Sept. 24 (Bloomberg) -- A Libyan lawmaker denied bribing an armed military group to reopen key oil ports, saying the money he handed over was part of mediation efforts in a dispute that’s clogged crude production and sales.
Naji Mokhtar, the head of parliament’s energy committee, paid 2.5 million dinars ($2 million) of his own money to a senior member of the Petroleum Facilities Guards, which have closed three ports in eastern Libya, the lawmaker said today.
“Exceptional times call for exceptional measures,” Mokhtar said at a press conference in Tripoli. “I went to them thinking they would have a sense of patriotism.”

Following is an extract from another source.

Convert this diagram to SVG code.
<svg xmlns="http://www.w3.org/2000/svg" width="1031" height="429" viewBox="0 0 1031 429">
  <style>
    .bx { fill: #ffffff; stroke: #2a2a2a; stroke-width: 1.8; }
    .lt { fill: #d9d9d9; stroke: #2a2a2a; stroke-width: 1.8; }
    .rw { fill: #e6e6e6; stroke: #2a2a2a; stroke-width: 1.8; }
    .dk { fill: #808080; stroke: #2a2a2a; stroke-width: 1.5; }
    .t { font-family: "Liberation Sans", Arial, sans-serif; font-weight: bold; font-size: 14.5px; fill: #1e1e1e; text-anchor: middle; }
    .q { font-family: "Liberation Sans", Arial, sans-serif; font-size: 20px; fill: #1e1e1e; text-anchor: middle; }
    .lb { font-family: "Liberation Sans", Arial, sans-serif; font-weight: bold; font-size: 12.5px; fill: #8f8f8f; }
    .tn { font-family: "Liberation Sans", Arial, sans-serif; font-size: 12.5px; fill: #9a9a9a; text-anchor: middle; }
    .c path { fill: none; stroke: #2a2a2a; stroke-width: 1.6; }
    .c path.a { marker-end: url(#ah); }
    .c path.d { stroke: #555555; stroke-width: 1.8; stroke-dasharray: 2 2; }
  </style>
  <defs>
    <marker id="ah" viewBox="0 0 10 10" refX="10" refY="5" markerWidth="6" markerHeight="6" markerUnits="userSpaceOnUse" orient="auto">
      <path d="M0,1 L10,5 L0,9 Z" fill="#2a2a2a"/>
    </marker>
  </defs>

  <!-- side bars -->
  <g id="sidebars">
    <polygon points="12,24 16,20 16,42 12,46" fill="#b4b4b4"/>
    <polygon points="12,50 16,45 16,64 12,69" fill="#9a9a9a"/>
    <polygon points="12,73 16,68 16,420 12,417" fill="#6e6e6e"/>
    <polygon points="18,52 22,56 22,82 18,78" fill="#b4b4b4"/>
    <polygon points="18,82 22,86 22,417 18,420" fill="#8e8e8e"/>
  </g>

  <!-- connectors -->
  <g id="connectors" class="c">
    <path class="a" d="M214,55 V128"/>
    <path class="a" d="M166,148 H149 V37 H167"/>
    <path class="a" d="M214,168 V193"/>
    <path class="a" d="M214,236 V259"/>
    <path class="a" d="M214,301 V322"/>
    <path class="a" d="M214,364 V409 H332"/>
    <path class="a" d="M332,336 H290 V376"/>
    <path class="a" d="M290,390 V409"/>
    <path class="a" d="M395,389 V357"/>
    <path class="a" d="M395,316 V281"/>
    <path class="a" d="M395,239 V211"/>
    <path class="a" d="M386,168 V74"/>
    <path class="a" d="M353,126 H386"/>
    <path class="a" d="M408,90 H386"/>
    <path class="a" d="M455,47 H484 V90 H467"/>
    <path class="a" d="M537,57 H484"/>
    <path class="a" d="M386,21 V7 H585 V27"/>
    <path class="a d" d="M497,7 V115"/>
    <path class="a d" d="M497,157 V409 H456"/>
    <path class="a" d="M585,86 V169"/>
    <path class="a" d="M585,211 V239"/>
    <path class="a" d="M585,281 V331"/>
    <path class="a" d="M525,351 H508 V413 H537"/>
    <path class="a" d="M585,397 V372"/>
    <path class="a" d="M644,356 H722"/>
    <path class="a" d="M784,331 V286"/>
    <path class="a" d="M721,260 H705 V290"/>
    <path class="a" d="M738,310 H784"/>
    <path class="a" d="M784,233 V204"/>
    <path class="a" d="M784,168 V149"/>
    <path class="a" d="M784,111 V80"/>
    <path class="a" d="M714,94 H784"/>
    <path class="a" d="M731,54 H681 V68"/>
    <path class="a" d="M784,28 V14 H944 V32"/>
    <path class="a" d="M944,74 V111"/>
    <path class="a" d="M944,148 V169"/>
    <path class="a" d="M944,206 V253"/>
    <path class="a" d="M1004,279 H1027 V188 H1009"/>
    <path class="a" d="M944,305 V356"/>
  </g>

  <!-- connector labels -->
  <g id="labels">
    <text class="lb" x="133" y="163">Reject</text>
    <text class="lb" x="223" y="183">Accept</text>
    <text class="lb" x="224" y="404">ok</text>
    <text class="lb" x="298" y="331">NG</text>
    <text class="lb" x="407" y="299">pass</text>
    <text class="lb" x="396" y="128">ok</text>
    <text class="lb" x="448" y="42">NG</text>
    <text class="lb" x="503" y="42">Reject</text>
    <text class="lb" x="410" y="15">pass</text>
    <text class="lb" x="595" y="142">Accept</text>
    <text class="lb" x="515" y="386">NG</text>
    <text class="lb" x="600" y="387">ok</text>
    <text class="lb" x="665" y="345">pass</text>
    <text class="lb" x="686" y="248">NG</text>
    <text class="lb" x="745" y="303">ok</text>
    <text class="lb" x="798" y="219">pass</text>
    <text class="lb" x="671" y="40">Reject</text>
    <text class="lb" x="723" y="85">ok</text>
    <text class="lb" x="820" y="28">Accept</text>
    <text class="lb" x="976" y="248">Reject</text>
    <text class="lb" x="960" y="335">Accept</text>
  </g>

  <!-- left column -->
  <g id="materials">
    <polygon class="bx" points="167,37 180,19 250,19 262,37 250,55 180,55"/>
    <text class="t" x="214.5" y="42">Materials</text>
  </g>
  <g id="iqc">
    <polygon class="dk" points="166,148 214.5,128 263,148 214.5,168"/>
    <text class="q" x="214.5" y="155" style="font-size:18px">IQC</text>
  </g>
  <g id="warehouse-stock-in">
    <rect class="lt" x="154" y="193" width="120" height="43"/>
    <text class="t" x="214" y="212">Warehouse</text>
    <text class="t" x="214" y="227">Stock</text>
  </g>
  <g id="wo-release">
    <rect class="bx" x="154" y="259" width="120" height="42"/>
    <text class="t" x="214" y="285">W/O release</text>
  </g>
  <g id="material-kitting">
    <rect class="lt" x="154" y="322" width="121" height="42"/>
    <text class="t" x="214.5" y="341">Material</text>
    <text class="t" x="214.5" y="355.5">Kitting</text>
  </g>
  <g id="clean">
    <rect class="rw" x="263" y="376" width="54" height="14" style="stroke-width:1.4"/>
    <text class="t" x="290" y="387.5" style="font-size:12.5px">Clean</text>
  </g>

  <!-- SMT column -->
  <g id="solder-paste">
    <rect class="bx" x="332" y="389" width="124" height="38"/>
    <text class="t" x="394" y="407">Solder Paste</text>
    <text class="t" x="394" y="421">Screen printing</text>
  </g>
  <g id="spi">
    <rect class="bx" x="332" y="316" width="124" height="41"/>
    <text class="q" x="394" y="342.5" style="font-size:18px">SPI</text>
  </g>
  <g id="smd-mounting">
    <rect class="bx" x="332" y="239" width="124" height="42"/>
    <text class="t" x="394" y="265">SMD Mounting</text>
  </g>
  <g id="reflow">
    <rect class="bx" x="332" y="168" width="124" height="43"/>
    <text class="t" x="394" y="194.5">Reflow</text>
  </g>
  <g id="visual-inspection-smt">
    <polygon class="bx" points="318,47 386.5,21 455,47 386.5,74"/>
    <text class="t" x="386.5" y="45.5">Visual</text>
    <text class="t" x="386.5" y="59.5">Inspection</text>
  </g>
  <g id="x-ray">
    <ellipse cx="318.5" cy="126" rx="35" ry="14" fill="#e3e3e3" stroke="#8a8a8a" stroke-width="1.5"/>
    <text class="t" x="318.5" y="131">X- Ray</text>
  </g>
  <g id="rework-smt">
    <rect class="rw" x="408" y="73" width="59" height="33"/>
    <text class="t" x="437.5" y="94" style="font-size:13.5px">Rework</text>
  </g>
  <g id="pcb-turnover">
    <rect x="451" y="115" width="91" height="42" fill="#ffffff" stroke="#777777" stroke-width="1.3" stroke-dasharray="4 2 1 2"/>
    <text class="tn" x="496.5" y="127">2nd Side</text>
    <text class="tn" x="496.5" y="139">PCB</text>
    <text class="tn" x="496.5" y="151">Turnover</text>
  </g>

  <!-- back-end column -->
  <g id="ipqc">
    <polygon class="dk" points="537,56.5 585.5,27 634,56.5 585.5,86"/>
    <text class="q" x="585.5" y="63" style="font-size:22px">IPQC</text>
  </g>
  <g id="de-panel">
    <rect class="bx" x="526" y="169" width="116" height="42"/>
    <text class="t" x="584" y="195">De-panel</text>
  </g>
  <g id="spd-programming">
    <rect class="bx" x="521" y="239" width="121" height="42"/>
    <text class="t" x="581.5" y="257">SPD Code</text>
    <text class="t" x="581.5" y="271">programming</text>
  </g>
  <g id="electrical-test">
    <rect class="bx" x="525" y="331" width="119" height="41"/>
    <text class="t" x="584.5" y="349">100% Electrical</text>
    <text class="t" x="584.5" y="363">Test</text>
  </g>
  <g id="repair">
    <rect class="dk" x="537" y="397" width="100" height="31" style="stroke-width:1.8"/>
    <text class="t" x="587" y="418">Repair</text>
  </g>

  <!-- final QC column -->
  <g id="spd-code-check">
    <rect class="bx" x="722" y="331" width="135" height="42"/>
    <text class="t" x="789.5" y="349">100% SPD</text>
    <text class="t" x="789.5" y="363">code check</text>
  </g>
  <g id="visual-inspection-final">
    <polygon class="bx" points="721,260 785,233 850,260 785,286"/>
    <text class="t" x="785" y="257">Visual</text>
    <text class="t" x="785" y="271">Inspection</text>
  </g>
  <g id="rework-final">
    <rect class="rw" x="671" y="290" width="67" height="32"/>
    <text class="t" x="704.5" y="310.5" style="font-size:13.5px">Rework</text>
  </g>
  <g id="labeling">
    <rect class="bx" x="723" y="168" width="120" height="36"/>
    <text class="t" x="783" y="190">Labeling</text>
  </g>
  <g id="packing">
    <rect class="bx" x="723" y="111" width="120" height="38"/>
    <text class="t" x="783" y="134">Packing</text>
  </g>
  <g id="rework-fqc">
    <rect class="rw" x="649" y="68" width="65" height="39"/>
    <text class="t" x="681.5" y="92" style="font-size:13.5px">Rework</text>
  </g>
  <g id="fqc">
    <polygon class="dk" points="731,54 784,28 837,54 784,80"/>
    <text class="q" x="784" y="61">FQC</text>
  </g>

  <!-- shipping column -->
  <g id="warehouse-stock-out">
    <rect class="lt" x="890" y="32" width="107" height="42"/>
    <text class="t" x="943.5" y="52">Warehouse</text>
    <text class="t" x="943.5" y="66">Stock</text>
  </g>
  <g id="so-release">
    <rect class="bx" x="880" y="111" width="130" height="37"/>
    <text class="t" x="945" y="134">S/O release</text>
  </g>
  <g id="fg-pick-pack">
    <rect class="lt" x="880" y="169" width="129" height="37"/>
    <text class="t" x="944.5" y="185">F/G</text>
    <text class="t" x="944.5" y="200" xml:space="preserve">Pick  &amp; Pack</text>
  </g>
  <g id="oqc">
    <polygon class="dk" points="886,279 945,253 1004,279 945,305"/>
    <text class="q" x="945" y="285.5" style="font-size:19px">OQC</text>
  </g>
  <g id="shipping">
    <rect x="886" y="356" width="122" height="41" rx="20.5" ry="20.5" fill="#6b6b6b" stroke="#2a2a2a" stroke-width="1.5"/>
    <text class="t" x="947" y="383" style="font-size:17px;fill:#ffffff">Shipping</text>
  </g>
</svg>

Oil output in Libya, which sits on Africa’s largest proven reserves, has slumped to about 600,000 barrels a day from 1.6 million a day a year ago as port shutdowns cripple exports. Two years after the 2011 war that swept the late Muammar Qaddafi from power, efforts to revive an economy dependent on oil are being stymied by demands from the PFG, an arm of the military that protects oil installations, for more funding and resources.

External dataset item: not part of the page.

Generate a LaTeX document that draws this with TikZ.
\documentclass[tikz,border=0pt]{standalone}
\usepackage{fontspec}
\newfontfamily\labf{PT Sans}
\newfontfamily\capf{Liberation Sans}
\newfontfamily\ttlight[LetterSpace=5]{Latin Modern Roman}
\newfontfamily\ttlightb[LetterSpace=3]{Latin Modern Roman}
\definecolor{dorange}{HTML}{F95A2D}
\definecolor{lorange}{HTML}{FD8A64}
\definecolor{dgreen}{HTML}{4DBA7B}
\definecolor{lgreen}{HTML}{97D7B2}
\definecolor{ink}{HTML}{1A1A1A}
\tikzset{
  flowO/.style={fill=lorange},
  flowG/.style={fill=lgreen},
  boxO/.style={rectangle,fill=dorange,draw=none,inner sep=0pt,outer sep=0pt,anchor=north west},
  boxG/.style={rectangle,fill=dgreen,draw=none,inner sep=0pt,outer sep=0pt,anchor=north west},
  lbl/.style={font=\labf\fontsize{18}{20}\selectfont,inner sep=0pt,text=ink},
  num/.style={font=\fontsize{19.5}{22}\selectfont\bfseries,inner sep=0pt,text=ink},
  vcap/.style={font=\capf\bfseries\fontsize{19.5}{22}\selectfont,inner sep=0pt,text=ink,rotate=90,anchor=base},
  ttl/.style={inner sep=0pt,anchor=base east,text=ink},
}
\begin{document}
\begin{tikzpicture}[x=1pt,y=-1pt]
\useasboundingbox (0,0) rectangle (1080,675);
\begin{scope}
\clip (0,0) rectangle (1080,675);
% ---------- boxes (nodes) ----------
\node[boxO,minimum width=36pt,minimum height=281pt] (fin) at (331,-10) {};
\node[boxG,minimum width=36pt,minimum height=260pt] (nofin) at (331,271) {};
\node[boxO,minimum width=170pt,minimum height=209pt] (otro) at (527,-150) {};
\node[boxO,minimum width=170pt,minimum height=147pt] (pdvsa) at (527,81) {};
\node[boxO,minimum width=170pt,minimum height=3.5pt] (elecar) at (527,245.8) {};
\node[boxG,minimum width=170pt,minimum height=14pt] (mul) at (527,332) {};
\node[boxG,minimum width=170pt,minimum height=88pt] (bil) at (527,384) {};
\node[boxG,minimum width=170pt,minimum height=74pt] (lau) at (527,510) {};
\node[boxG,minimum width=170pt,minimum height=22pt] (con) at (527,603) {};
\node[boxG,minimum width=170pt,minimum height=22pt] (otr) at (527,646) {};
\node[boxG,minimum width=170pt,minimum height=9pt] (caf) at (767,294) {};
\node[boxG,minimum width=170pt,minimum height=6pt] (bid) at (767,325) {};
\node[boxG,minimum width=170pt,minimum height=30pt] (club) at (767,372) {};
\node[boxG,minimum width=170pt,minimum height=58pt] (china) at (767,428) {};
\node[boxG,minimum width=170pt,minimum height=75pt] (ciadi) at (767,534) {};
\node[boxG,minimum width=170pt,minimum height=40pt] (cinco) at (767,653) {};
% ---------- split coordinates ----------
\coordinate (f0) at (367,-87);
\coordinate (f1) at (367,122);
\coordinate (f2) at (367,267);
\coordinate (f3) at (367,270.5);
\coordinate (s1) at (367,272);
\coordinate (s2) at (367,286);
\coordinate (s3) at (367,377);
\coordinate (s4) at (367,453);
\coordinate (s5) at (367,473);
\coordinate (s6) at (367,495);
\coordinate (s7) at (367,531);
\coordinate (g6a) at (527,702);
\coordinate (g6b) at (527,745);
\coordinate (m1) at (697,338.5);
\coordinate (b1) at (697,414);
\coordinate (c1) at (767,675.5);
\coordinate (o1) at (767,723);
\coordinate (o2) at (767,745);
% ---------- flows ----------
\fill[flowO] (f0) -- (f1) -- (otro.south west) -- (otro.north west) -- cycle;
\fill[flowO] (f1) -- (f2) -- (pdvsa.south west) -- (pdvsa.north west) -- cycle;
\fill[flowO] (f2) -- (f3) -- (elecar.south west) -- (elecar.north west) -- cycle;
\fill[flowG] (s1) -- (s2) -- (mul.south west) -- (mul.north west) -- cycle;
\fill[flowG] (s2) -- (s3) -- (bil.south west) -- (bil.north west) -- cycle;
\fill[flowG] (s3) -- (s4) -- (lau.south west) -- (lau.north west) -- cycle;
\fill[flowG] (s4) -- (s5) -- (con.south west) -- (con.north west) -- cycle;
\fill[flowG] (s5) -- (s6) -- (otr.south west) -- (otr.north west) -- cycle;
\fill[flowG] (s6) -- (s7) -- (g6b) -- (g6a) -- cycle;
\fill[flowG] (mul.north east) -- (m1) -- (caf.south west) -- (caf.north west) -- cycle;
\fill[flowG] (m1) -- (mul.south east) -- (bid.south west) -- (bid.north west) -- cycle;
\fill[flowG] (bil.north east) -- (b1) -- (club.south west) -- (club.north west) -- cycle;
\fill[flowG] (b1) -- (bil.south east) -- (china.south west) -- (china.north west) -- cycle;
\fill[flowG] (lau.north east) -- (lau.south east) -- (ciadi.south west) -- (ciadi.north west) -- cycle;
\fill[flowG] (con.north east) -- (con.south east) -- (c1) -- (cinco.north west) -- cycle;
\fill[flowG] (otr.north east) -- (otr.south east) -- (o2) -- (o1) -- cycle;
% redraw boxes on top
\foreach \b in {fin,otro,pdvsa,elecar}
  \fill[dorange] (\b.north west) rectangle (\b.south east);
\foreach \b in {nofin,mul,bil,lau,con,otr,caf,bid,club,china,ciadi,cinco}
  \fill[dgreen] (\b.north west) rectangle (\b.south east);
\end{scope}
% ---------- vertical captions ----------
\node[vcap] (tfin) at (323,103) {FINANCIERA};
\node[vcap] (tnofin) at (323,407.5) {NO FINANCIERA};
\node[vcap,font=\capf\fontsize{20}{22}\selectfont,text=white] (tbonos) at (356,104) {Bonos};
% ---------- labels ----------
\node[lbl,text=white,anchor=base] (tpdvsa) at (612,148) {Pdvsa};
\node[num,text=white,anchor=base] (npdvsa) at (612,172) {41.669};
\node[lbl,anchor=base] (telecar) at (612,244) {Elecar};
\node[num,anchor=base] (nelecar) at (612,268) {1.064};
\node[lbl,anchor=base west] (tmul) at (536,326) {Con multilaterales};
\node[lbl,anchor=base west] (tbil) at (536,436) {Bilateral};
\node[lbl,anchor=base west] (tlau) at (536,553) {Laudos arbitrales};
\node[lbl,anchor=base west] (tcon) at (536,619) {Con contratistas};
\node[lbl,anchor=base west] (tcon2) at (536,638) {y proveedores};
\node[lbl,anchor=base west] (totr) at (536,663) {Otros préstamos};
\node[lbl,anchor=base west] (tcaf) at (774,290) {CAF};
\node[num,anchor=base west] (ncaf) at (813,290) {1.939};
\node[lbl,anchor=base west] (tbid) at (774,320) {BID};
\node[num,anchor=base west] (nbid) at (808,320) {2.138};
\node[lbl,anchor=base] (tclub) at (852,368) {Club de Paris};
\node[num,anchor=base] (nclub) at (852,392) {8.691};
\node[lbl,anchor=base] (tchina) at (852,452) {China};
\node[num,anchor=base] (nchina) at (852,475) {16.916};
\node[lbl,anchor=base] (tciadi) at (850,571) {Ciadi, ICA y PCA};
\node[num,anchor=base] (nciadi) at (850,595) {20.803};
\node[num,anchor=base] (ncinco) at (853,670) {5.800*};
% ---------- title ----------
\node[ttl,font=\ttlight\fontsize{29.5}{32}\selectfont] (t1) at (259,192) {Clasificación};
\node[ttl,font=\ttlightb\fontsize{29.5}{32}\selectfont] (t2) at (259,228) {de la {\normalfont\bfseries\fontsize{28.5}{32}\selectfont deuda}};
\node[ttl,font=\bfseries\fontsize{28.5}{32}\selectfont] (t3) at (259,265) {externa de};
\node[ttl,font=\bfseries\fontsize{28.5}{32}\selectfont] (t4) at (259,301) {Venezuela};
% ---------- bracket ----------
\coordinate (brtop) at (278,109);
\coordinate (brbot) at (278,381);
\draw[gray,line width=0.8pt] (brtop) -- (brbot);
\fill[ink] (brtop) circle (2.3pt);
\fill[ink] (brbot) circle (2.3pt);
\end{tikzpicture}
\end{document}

The north African country has lost $5 billion since the start of the year because of port closures, which threaten its reputation as a dependable exporter, Mokhtar said. The Finance Ministry also has said the government budget may suffer, forcing it to dip into other funds.

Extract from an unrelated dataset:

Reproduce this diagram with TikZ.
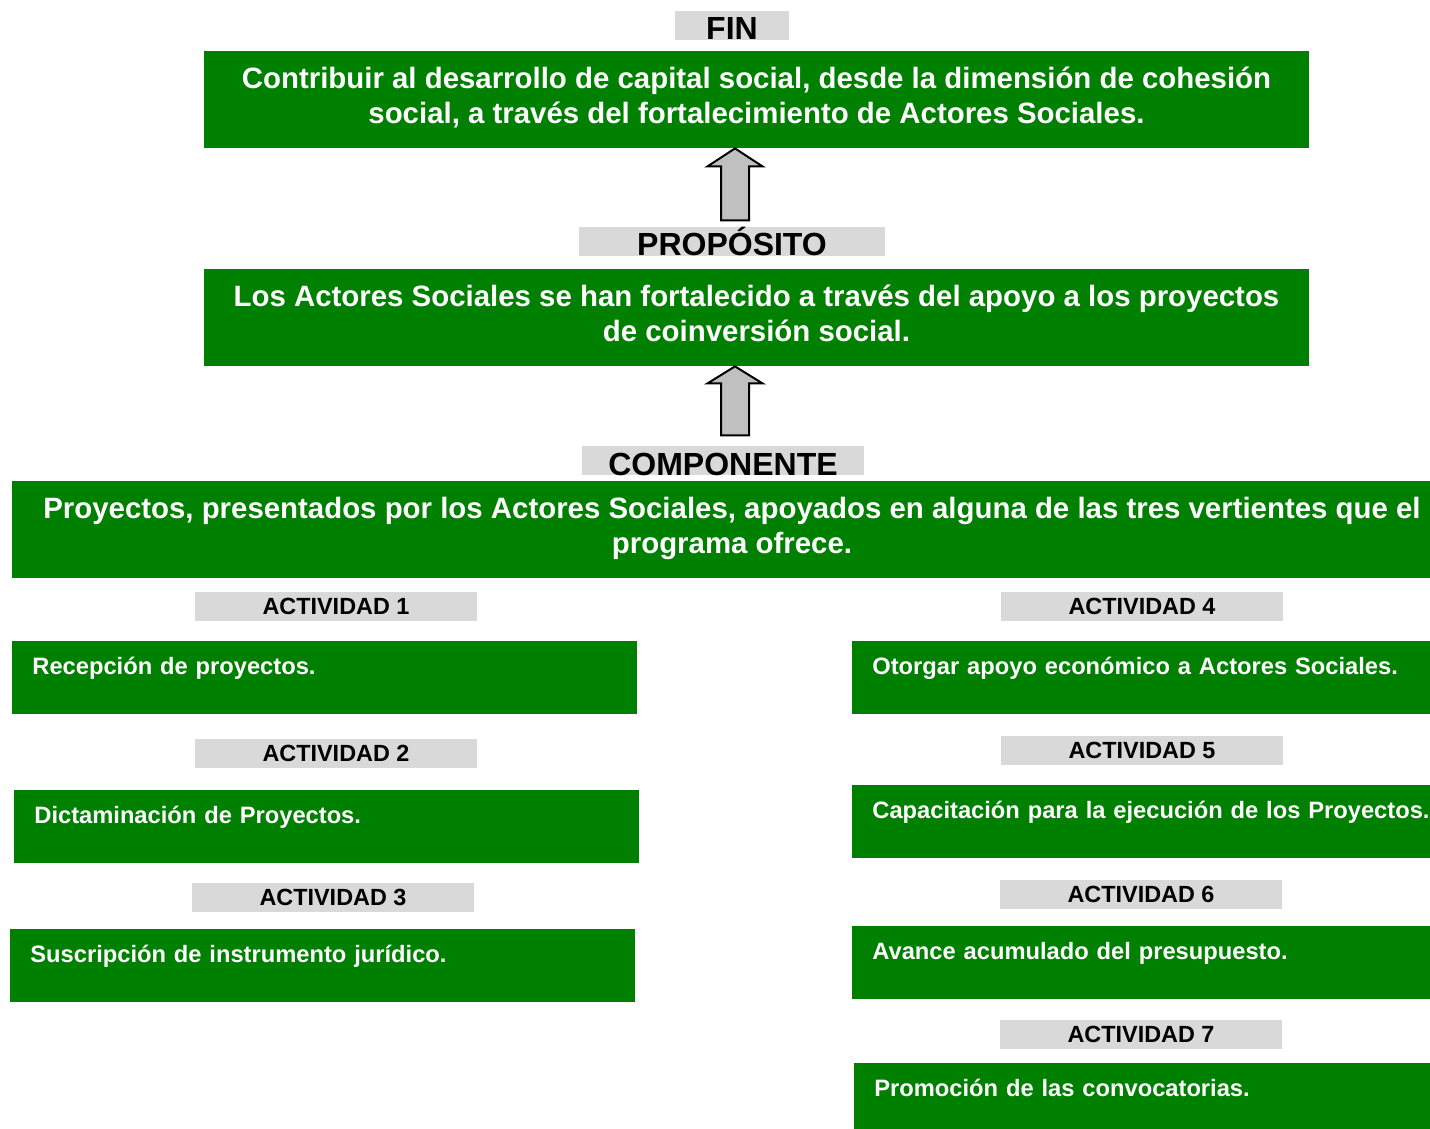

Mokhtar traveled to the eastern city of Ajdabiya, where the armed guards are based, on Sept. 21, he said today. There he met the brother of Ibrahim Al Jedran, a former commander with the PFG who was in charge of the middle and eastern regions where the ports of Es Sider, Ras Lanuf and Hariga are located. The three terminals have capacity to export a combined 1.1 million barrels of crude a day, according to Mokhtar.
The lawmaker said he submitted the payment and four blank “IOUs” the next day in exchange for reopening the ports. On Sept. 22, Al Jedran appeared on several television channels saying he received 2 million dinars from Mokhtar, and was promised 30 million dinars from Prime Minister Ali Zaidan, according to Abdullah Alhesnawi, director of the PFG’s press office. Zaidan was unable to comment immediately.
Mokhtar said he hadn’t informed other members of parliament of his move or spoken about it with Zaidan. He didn’t want the payment made public to avoid spurring other groups to make similar demands. Parliament has appointed a committee to investigate the matter and questioned Mokhtar yesterday for two hours, he said, without elaborating.
The PFG has about 18,000 armed men, including about 5,000 protecting oil installations in central Libya. The group’s demands have included more equipment, uniforms and patrol cars, and an increase to the 186 million dinars allocated to the force annually, Mokhtar said. The PFG started closing the ports in July.